— TASK BRIEF —
Extract the lines that hold the string "Reproduce".

[Data items]
■ ■ ■ ■ ■ ■ ■

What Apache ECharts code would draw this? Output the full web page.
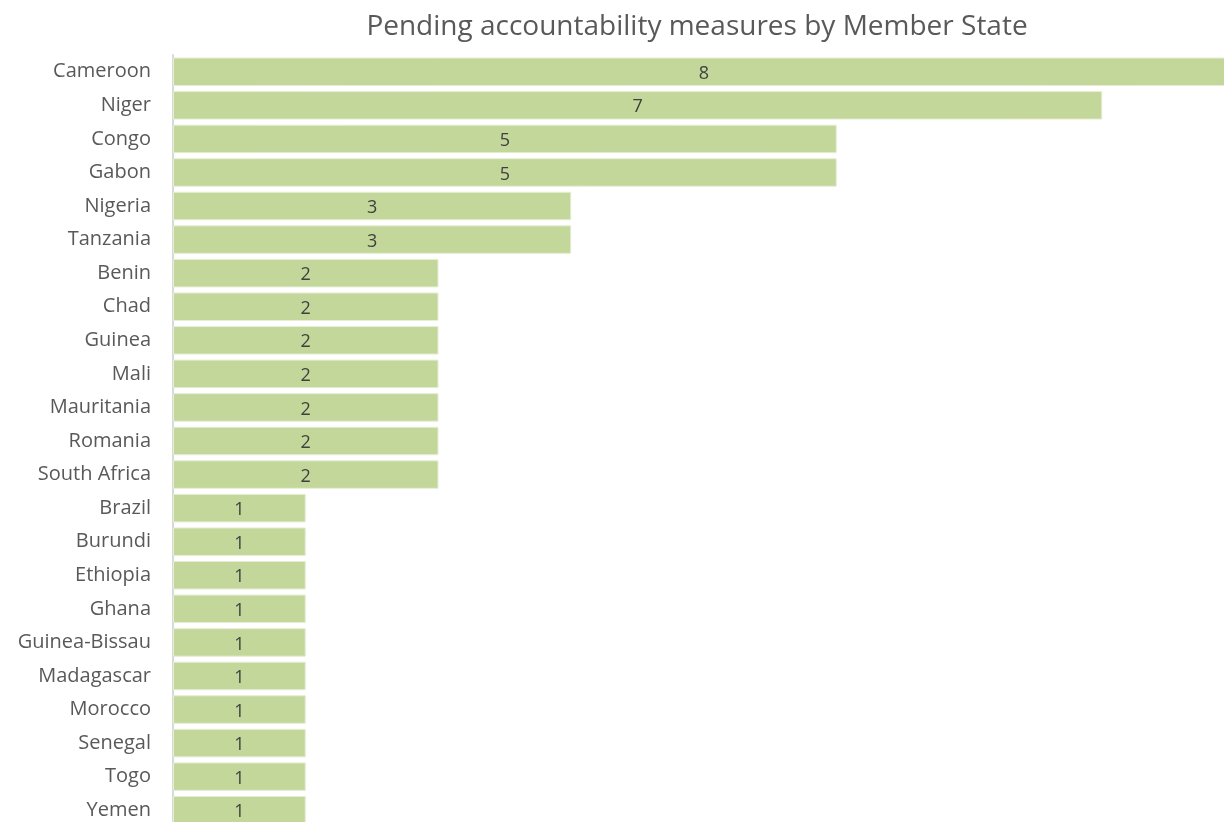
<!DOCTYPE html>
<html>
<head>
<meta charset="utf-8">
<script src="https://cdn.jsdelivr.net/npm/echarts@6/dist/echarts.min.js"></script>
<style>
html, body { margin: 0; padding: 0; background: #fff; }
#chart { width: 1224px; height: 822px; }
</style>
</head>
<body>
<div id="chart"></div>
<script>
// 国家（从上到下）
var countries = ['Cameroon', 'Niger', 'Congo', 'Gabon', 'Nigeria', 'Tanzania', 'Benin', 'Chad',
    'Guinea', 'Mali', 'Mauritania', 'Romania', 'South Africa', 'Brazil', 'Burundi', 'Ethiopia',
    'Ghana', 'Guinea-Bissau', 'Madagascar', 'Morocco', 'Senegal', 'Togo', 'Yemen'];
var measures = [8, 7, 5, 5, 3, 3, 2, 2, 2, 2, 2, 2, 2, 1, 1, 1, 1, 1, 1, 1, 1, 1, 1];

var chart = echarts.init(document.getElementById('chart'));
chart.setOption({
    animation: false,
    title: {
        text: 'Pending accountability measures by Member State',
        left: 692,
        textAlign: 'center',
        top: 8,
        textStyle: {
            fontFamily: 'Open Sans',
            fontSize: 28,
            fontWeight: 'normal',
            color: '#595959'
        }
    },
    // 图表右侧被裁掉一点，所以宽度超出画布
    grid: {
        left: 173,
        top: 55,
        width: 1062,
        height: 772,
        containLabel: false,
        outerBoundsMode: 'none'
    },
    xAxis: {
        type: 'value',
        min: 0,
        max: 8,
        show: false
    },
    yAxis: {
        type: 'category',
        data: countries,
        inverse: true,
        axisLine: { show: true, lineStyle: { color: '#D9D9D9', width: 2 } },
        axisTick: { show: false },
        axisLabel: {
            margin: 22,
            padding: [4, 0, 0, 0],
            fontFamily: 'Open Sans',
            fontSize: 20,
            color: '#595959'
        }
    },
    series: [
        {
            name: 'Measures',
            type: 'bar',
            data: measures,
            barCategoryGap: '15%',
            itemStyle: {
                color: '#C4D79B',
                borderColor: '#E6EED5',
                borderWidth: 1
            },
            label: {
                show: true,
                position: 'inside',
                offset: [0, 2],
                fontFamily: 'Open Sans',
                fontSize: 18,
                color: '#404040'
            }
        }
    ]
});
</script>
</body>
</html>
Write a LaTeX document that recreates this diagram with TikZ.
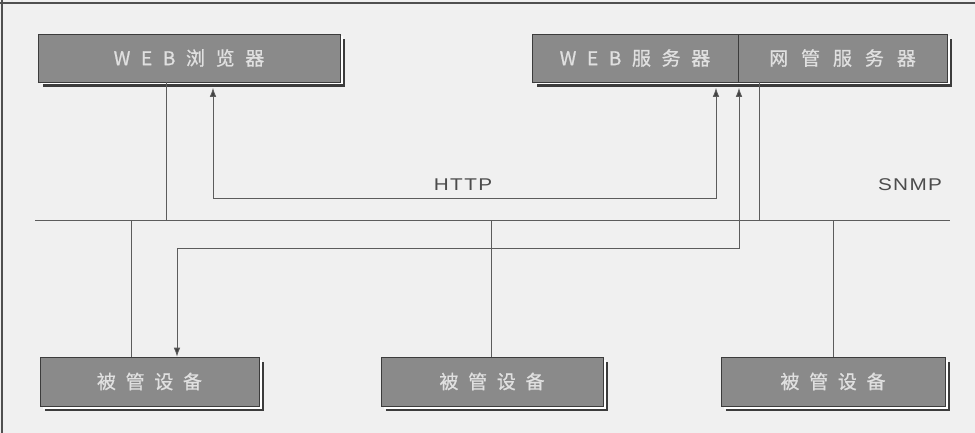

■ ■ ■ ■ ■ ■ ■

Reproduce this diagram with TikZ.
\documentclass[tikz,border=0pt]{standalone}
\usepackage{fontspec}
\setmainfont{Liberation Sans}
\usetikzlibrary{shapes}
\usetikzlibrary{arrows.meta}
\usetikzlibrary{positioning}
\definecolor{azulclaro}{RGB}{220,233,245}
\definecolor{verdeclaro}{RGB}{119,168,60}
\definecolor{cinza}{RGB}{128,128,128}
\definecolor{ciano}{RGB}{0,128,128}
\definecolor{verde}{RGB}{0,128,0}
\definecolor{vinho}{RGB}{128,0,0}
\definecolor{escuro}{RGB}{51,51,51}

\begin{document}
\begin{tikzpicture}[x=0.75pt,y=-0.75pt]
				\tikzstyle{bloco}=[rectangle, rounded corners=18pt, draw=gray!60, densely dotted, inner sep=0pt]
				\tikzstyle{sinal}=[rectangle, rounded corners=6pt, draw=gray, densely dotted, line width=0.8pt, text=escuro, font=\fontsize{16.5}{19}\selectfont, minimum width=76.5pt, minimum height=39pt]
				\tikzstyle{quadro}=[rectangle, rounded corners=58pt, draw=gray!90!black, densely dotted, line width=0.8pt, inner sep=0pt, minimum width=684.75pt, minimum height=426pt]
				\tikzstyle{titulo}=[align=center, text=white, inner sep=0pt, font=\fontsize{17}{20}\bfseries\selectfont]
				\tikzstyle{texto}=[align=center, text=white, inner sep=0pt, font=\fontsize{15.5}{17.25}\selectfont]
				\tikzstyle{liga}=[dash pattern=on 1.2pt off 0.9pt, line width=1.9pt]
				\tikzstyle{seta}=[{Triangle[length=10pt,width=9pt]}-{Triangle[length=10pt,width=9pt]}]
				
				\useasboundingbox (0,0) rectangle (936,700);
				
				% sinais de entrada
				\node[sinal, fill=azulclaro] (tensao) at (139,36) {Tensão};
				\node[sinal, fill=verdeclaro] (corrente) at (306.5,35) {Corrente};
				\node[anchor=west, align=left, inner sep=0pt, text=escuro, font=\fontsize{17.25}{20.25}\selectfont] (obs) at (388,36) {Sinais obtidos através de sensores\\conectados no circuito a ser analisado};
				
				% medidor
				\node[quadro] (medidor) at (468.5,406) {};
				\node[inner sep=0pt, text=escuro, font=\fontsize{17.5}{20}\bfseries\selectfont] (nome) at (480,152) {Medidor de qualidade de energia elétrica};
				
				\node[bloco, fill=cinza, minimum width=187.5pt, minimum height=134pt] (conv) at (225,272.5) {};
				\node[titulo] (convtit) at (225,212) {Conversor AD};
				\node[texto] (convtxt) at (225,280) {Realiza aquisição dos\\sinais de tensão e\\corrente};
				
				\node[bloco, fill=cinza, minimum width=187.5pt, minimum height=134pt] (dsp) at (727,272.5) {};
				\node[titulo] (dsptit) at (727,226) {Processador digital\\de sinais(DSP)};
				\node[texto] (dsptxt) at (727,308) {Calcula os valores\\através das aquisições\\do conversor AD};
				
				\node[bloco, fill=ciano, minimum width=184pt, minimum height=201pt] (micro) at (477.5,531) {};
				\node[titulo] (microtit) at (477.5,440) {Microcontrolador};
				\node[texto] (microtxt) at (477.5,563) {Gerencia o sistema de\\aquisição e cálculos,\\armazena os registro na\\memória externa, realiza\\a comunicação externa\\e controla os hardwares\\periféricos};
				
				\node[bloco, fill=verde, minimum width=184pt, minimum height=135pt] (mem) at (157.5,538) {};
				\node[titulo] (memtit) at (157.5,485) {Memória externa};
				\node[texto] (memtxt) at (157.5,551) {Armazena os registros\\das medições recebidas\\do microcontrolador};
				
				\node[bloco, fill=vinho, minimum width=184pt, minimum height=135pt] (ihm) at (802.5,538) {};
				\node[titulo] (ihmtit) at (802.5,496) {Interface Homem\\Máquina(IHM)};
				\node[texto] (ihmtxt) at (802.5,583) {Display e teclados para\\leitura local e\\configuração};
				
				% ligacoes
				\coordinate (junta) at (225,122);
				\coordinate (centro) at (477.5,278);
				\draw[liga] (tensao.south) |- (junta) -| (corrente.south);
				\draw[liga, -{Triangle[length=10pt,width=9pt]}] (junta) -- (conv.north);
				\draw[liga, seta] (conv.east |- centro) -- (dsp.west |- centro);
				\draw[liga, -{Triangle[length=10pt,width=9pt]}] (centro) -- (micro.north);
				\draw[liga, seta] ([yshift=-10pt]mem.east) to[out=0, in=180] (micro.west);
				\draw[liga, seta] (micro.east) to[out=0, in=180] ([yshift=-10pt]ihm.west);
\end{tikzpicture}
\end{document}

■ ■ ■ ■ ■ ■ ■

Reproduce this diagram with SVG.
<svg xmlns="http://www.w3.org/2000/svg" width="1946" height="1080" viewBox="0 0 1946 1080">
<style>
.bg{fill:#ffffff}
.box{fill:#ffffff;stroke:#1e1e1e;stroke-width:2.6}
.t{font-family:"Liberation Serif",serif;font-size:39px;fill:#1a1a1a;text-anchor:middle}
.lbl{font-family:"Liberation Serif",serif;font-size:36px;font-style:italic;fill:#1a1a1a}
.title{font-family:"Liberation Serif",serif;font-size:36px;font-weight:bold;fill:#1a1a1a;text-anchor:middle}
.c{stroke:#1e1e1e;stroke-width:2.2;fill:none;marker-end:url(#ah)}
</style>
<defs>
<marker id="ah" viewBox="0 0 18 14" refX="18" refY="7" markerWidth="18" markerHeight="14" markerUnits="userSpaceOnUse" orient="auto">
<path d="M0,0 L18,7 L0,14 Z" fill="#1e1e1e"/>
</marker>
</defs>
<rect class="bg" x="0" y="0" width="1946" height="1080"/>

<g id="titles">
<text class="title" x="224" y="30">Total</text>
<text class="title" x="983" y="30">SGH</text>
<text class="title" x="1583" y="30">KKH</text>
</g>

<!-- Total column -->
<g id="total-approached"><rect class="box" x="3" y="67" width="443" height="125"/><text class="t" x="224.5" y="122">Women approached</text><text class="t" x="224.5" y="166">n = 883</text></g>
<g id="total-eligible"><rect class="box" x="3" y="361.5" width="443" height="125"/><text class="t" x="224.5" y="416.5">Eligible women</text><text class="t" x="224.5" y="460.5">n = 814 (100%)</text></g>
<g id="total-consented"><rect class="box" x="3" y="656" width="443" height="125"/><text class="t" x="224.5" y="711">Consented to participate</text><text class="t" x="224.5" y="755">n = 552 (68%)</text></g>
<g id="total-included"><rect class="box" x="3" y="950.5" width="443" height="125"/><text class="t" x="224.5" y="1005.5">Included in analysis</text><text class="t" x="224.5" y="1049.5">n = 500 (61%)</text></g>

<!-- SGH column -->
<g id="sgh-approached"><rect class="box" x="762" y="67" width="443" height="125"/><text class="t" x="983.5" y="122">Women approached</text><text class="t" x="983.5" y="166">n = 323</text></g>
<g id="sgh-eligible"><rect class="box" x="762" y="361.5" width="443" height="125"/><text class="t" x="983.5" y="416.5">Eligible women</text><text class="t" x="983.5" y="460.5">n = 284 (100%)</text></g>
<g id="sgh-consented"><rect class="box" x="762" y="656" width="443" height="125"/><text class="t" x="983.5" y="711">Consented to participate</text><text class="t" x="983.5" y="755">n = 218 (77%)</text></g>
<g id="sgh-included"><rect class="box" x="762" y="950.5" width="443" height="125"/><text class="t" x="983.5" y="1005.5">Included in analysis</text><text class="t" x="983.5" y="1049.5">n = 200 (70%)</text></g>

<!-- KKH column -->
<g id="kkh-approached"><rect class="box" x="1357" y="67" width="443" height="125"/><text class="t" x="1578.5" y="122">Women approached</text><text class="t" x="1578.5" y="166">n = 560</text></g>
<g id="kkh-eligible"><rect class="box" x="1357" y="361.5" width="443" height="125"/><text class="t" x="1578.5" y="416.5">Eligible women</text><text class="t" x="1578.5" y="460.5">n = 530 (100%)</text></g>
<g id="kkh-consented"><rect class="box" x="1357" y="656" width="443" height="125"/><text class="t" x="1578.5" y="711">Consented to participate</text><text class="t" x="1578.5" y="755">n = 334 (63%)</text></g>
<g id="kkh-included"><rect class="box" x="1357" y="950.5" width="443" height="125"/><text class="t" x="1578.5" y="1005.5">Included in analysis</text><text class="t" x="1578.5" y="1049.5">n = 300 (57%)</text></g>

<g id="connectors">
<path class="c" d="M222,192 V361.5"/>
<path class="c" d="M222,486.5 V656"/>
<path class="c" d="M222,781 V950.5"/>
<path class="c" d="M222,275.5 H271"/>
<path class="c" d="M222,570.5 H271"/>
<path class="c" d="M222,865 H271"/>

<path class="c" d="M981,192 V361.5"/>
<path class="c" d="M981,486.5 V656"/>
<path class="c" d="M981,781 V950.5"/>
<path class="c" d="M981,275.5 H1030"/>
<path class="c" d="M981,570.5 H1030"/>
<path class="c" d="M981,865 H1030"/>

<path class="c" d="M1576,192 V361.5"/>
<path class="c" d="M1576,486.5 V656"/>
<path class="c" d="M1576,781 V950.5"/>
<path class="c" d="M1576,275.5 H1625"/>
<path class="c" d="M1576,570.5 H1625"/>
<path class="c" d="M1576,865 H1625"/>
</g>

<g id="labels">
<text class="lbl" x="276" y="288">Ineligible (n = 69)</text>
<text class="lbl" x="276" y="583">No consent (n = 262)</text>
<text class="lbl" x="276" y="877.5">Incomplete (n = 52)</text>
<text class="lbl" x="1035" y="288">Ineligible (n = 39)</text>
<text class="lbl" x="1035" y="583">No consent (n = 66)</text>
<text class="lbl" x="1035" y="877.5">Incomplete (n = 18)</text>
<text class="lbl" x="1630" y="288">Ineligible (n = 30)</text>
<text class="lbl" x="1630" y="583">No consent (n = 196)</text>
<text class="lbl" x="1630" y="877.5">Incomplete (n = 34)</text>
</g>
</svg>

■ ■ ■ ■ ■ ■ ■

— FINAL RESULT —
Reproduce this diagram with TikZ.
Reproduce this diagram with SVG.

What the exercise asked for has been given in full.